Stated problem: Leave the pictures out. Return all other data exactly.

Given material:
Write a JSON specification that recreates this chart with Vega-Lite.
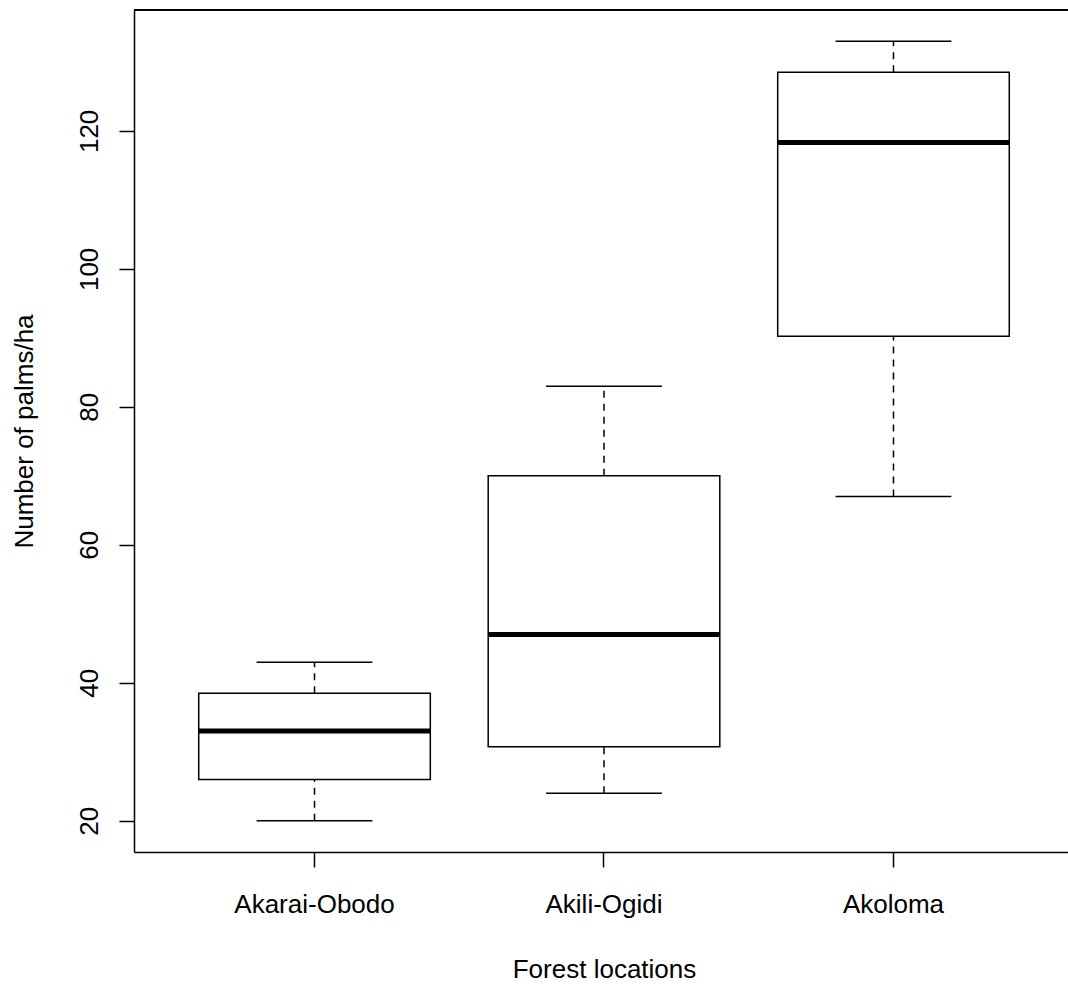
{
  "$schema": "https://vega.github.io/schema/vega-lite/v6.json",
  "width": 934,
  "height": 842,
  "autosize": {"type": "none"},
  "padding": {"left": 134, "top": 10, "right": 0, "bottom": 132},
  "background": "white",
  "config": {
    "view": {"stroke": null},
    "font": "Liberation Sans",
    "axis": {
      "domainColor": "black",
      "domainWidth": 1.5,
      "tickColor": "black",
      "tickWidth": 1.5,
      "tickSize": 15,
      "grid": false,
      "labelFont": "Liberation Sans",
      "labelFontSize": 26,
      "labelColor": "black",
      "titleFont": "Liberation Sans",
      "titleFontSize": 26,
      "titleFontWeight": "normal",
      "titleColor": "black"
    }
  },
  "data": {
    "values": [
      {"location": "Akarai-Obodo", "lo": 20, "q1": 26, "median": 33, "q3": 38.5, "hi": 43},
      {"location": "Akili-Ogidi", "lo": 24, "q1": 30.75, "median": 47, "q3": 70, "hi": 83},
      {"location": "Akoloma", "lo": 67, "q1": 90.25, "median": 118.3, "q3": 128.5, "hi": 133}
    ]
  },
  "layer": [
    {
      "mark": {"type": "bar", "fill": "white", "stroke": "black", "strokeWidth": 1.5},
      "encoding": {
        "x": {
          "field": "location", "type": "nominal", "sort": null,
          "scale": {"type": "band", "paddingInner": 0.2, "paddingOuter": 0.2132, "align": 0.5243},
          "axis": {
            "title": "Forest locations",
            "labelAngle": 0,
            "labelBaseline": "alphabetic",
            "labelPadding": 45,
            "titleBaseline": "alphabetic",
            "titleAlign": "center",
            "titleX": 470,
            "titleY": 125.5
          }
        },
        "y": {
          "field": "q1", "type": "quantitative",
          "scale": {"domain": [15.48, 137.52], "nice": false, "zero": false},
          "axis": {
            "title": "Number of palms/ha",
            "values": [20, 40, 60, 80, 100, 120],
            "labelAngle": -90,
            "labelAlign": "center",
            "labelBaseline": "alphabetic",
            "labelPadding": 22,
            "titleAngle": -90,
            "titleBaseline": "alphabetic",
            "titleAlign": "center",
            "titleX": -101.5,
            "titleY": 421
          }
        },
        "y2": {"field": "q3"}
      }
    },
    {
      "mark": {"type": "rule", "color": "black", "strokeWidth": 1.5},
      "encoding": {
        "y": {"datum": 137.52, "type": "quantitative"}
      }
    },
    {
      "mark": {"type": "rule", "color": "black", "strokeWidth": 1.5, "strokeDash": [7, 6]},
      "encoding": {
        "x": {"field": "location", "type": "nominal", "sort": null},
        "y": {"field": "q3", "type": "quantitative"},
        "y2": {"field": "hi"}
      }
    },
    {
      "mark": {"type": "rule", "color": "black", "strokeWidth": 1.5, "strokeDash": [7, 6]},
      "encoding": {
        "x": {"field": "location", "type": "nominal", "sort": null},
        "y": {"field": "lo", "type": "quantitative"},
        "y2": {"field": "q1"}
      }
    },
    {
      "mark": {"type": "tick", "color": "black", "thickness": 5, "size": 231.6, "opacity": 1},
      "encoding": {
        "x": {"field": "location", "type": "nominal", "sort": null},
        "y": {"field": "median", "type": "quantitative"}
      }
    },
    {
      "mark": {"type": "tick", "color": "black", "thickness": 1.5, "size": 115.8, "opacity": 1},
      "encoding": {
        "x": {"field": "location", "type": "nominal", "sort": null},
        "y": {"field": "hi", "type": "quantitative"}
      }
    },
    {
      "mark": {"type": "tick", "color": "black", "thickness": 1.5, "size": 115.8, "opacity": 1},
      "encoding": {
        "x": {"field": "location", "type": "nominal", "sort": null},
        "y": {"field": "lo", "type": "quantitative"}
      }
    }
  ]
}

Answer to this problem:
Write a JSON specification that recreates this chart with Vega-Lite.
{
  "$schema": "https://vega.github.io/schema/vega-lite/v6.json",
  "width": 934,
  "height": 842,
  "autosize": {"type": "none"},
  "padding": {"left": 134, "top": 10, "right": 0, "bottom": 132},
  "background": "white",
  "config": {
    "view": {"stroke": null},
    "font": "Liberation Sans",
    "axis": {
      "domainColor": "black",
      "domainWidth": 1.5,
      "tickColor": "black",
      "tickWidth": 1.5,
      "tickSize": 15,
      "grid": false,
      "labelFont": "Liberation Sans",
      "labelFontSize": 26,
      "labelColor": "black",
      "titleFont": "Liberation Sans",
      "titleFontSize": 26,
      "titleFontWeight": "normal",
      "titleColor": "black"
    }
  },
  "data": {
    "values": [
      {"location": "Akarai-Obodo", "lo": 20, "q1": 26, "median": 33, "q3": 38.5, "hi": 43},
      {"location": "Akili-Ogidi", "lo": 24, "q1": 30.75, "median": 47, "q3": 70, "hi": 83},
      {"location": "Akoloma", "lo": 67, "q1": 90.25, "median": 118.3, "q3": 128.5, "hi": 133}
    ]
  },
  "layer": [
    {
      "mark": {"type": "bar", "fill": "white", "stroke": "black", "strokeWidth": 1.5},
      "encoding": {
        "x": {
          "field": "location", "type": "nominal", "sort": null,
          "scale": {"type": "band", "paddingInner": 0.2, "paddingOuter": 0.2132, "align": 0.5243},
          "axis": {
            "title": "Forest locations",
            "labelAngle": 0,
            "labelBaseline": "alphabetic",
            "labelPadding": 45,
            "titleBaseline": "alphabetic",
            "titleAlign": "center",
            "titleX": 470,
            "titleY": 125.5
          }
        },
        "y": {
          "field": "q1", "type": "quantitative",
          "scale": {"domain": [15.48, 137.52], "nice": false, "zero": false},
          "axis": {
            "title": "Number of palms/ha",
            "values": [20, 40, 60, 80, 100, 120],
            "labelAngle": -90,
            "labelAlign": "center",
            "labelBaseline": "alphabetic",
            "labelPadding": 22,
            "titleAngle": -90,
            "titleBaseline": "alphabetic",
            "titleAlign": "center",
            "titleX": -101.5,
            "titleY": 421
          }
        },
        "y2": {"field": "q3"}
      }
    },
    {
      "mark": {"type": "rule", "color": "black", "strokeWidth": 1.5},
      "encoding": {
        "y": {"datum": 137.52, "type": "quantitative"}
      }
    },
    {
      "mark": {"type": "rule", "color": "black", "strokeWidth": 1.5, "strokeDash": [7, 6]},
      "encoding": {
        "x": {"field": "location", "type": "nominal", "sort": null},
        "y": {"field": "q3", "type": "quantitative"},
        "y2": {"field": "hi"}
      }
    },
    {
      "mark": {"type": "rule", "color": "black", "strokeWidth": 1.5, "strokeDash": [7, 6]},
      "encoding": {
        "x": {"field": "location", "type": "nominal", "sort": null},
        "y": {"field": "lo", "type": "quantitative"},
        "y2": {"field": "q1"}
      }
    },
    {
      "mark": {"type": "tick", "color": "black", "thickness": 5, "size": 231.6, "opacity": 1},
      "encoding": {
        "x": {"field": "location", "type": "nominal", "sort": null},
        "y": {"field": "median", "type": "quantitative"}
      }
    },
    {
      "mark": {"type": "tick", "color": "black", "thickness": 1.5, "size": 115.8, "opacity": 1},
      "encoding": {
        "x": {"field": "location", "type": "nominal", "sort": null},
        "y": {"field": "hi", "type": "quantitative"}
      }
    },
    {
      "mark": {"type": "tick", "color": "black", "thickness": 1.5, "size": 115.8, "opacity": 1},
      "encoding": {
        "x": {"field": "location", "type": "nominal", "sort": null},
        "y": {"field": "lo", "type": "quantitative"}
      }
    }
  ]
}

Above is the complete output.